Recently reported on in NPR, a new drug free treatment for migraine sufferers is on the horizon. This newly researched treatment (so new it hasn’t been published yet), involves green light. Researchers at the University of Arizona are testing daily exposure to green light and the effect it has on migraine headaches and other chronic pain.

You are probably wondering how doctors came up with such a strange idea to treat pain. Simple ideas have even simpler beginnings. Dr. Mohab Ibrahim, who directs the chronic pain clinic at Banner - University Medical Center Tucson, Arizona was having a conversation with his brother who suffers from chronic migraine headaches. The doctor’s brother told him that rather than take medication, he would sit in his garden and eventually the pain would subside.

Dr. Ibrahim got to thinking about the color green and how green light might be able to be used as a therapy tool. Ibrahim designed an animal study using rats that was published in Pain journal in 2017. The study found that the rat’s pain level decreased with daily exposure to green light.

The animal study research results were able to be reproduced time and time again, which gave the doctor enough confidence to know that his research was on to something.

The study, involving 25 people and LED green light at the University of Arizona, produced promising results. On average, people experienced a 60% decrease in the intensity of their migraines and a drop from 20 migraines a month to about six.

While research in this area is still very young, it does appear to show a connection to green light and pain reduction. The science seems to show that there is a link between the body’s visual system and nervous system which is having positive effects on headache reduction.

Further research in all of these areas is being conducted to establish solid evidence for green light to be used as a therapy for headache reduction.

Coincidently, a chiropractor who cares for chronic pain patients with the Department of Veterans Affairs in Grand Junction, Colorado, read Dr.

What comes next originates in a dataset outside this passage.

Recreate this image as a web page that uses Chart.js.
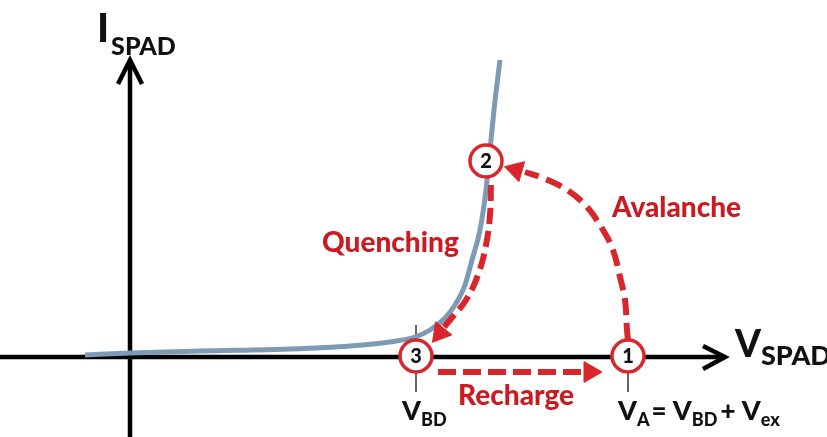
<!DOCTYPE html>
<html>
<head>
<meta charset="utf-8">
<script src="https://cdn.jsdelivr.net/npm/chart.js@4.4.0/dist/chart.umd.min.js"></script>
<style>
html, body { margin: 0; padding: 0; background: #fff; }
#wrap { width: 827px; height: 437px; position: relative; }
</style>
</head>
<body>
<div id="wrap"><canvas id="myChart"></canvas></div>
<script>
// SPAD I-V curve, origin where the two axes cross
var curveV = [-45, 0, 70, 160, 220, 260, 285, 300, 315, 325, 335, 342, 350, 356, 360, 364, 370];
var curveI = [2, 4, 6, 8, 11, 15, 20, 27, 39, 52, 72, 97, 127, 167, 207, 247, 297];

// the three operating states
var stateNames = ["1", "2", "3"];
var stateV = [498, 356, 286];
var stateI = [1, 196, 1];

// red dashed transitions
var rechargeV = [308, 455];
var rechargeI = [-15, -15];
var avalancheV = [498, 497, 495, 490, 483, 473, 457, 437, 413, 395];
var avalancheI = [17, 27, 57, 80, 107, 127, 150, 167, 179, 185];
var quenchV = [361, 360, 356, 348, 336, 320, 314];
var quenchI = [172, 142, 112, 82, 57, 37, 30];

// arrow heads: [V, I, direction in degrees]
var headV = [460, 386, 310];
var headI = [-15, 187, 24];
var headDir = [90, 286, 219];

// axes
var axisXV = [-130, 595], axisXI = [0, 0];
var arrowXV = [573, 595, 573], arrowXI = [11, 0, -12];
var axisYV = [0, 0], axisYI = [-80, 297];
var arrowYV = [-12, 0, 12], arrowYI = [273, 297, 273];

// small marks at V_BD and V_A
var tickBDV = 286, tickAV = 498;

var red = '#d9262c';
var redText = '#cc1a22';
var curveColor = '#7e9ab4';

function pts(xs, ys) {
  return xs.map(function (x, i) { return { x: x, y: ys[i] }; });
}

function lineSet(data, color, width, extra) {
  var ds = {
    data: data,
    showLine: true,
    pointRadius: 0,
    borderColor: color,
    borderWidth: width,
    fill: false
  };
  for (var k in extra) ds[k] = extra[k];
  return ds;
}

function drawPieces(ctx, x, y, pieces) {
  pieces.forEach(function (p) {
    ctx.font = '900 ' + p.size + 'px Lato';
    ctx.fillText(p.t, x, y + (p.dy || 0));
    x += ctx.measureText(p.t).width + (p.gap || 0);
  });
}

var textPlugin = {
  id: 'texts',
  afterDatasetsDraw: function (chart) {
    var ctx = chart.ctx;
    var sx = chart.scales.x, sy = chart.scales.y;
    ctx.save();

    // numbers in the circles
    var meta = chart.getDatasetMeta(0);
    ctx.fillStyle = '#111';
    ctx.textAlign = 'center';
    ctx.textBaseline = 'middle';
    ctx.font = '900 20px Lato';
    meta.data.forEach(function (el, i) {
      ctx.fillText(stateNames[i], el.x, el.y + 1);
    });
    ctx.textAlign = 'left';
    ctx.textBaseline = 'alphabetic';

    // axis titles
    drawPieces(ctx, sx.getPixelForValue(-33), sy.getPixelForValue(315), [
      { t: 'I', size: 40, gap: 2 }, { t: 'SPAD', size: 25, dy: 13 }
    ]);
    drawPieces(ctx, sx.getPixelForValue(605), sy.getPixelForValue(0), [
      { t: 'V', size: 37, gap: 0 }, { t: 'SPAD', size: 27, dy: 8 }
    ]);

    // voltage labels
    drawPieces(ctx, sx.getPixelForValue(272), sy.getPixelForValue(-63), [
      { t: 'V', size: 27 }, { t: 'BD', size: 18, dy: 6 }
    ]);
    drawPieces(ctx, sx.getPixelForValue(488), sy.getPixelForValue(-63), [
      { t: 'V', size: 27 }, { t: 'A', size: 18, dy: 6, gap: 2 },
      { t: '= ', size: 26 }, { t: 'V', size: 27 }, { t: 'BD', size: 18, dy: 6, gap: 3 },
      { t: '+ ', size: 26 }, { t: 'V', size: 27 }, { t: 'ex', size: 18, dy: 6 }
    ]);

    // transition names
    ctx.fillStyle = redText;
    drawPieces(ctx, sx.getPixelForValue(192), sy.getPixelForValue(105), [{ t: 'Quenching', size: 28 }]);
    drawPieces(ctx, sx.getPixelForValue(482), sy.getPixelForValue(140), [{ t: 'Avalanche', size: 28 }]);
    drawPieces(ctx, sx.getPixelForValue(328), sy.getPixelForValue(-48), [{ t: 'Recharge', size: 28 }]);
    ctx.restore();
  }
};

var datasets = [
  // circles (first dataset is drawn on top)
  {
    data: pts(stateV, stateI),
    pointRadius: 16,
    pointBackgroundColor: '#fff',
    pointBorderColor: red,
    pointBorderWidth: 3.5,
    showLine: false
  },
  {
    data: pts(headV, headI),
    pointStyle: 'triangle',
    pointRadius: 12,
    pointRotation: headDir,
    pointBackgroundColor: red,
    pointBorderColor: red,
    pointBorderWidth: 1,
    showLine: false
  },
  lineSet(pts(quenchV, quenchI), red, 6, { borderDash: [16, 7], tension: 0.4 }),
  lineSet(pts(avalancheV, avalancheI), red, 6, { borderDash: [17, 8], tension: 0.4 }),
  lineSet(pts(rechargeV, rechargeI), red, 6, { borderDash: [18, 7] }),
  lineSet(pts(curveV, curveI), curveColor, 5, { cubicInterpolationMode: 'monotone', borderCapStyle: 'butt' }),
  lineSet(pts([tickBDV, tickBDV], [17, 32]), '#333', 1.5),
  lineSet(pts([tickBDV, tickBDV], [-14, -35]), '#333', 1.5),
  lineSet(pts([tickAV, tickAV], [-14, -35]), '#333', 1.5),
  lineSet(pts(axisXV, axisXI), '#000', 4.5),
  lineSet(pts(arrowXV, arrowXI), '#000', 4.5, { borderJoinStyle: 'miter' }),
  lineSet(pts(axisYV, axisYI), '#000', 4.5),
  lineSet(pts(arrowYV, arrowYI), '#000', 4.5, { borderJoinStyle: 'miter' })
];

new Chart(document.getElementById('myChart'), {
  type: 'scatter',
  data: { datasets: datasets },
  options: {
    responsive: true,
    maintainAspectRatio: false,
    animation: false,
    layout: { padding: 0, autoPadding: false },
    plugins: { legend: { display: false }, tooltip: { enabled: false } },
    scales: {
      x: { type: 'linear', min: -130, max: 697, display: false },
      y: { type: 'linear', min: -80, max: 357, display: false }
    }
  },
  plugins: [textPlugin]
});
</script>
</body>
</html>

Ibrahim’s study and on a whim went online and ordered green glasses and gave them to some of his patients.

He told his patients that the results in the green light study were positive, but experimental and that there was no way of knowing how the green glasses would work compared to LED green light. Since the negative health side effects of wearing green glasses are basically non-existent, the chiropractor told his patients with chronic pain to give it a shot.

He found that after a short period of time, his patients were coming back with positive reviews.

Padma Gulur, a professor of anesthesiology, who is leading a Duke University study on the same topic says, "It just goes to show the power of our nervous system in how it responds and adapts to different stimuli.” She says "minimal harm, ease of access and compliance" are all strong cases for seriously considering the feasibility of green light. "Even if we see 50% of patients benefit from this, then already it becomes something worth trying," she says.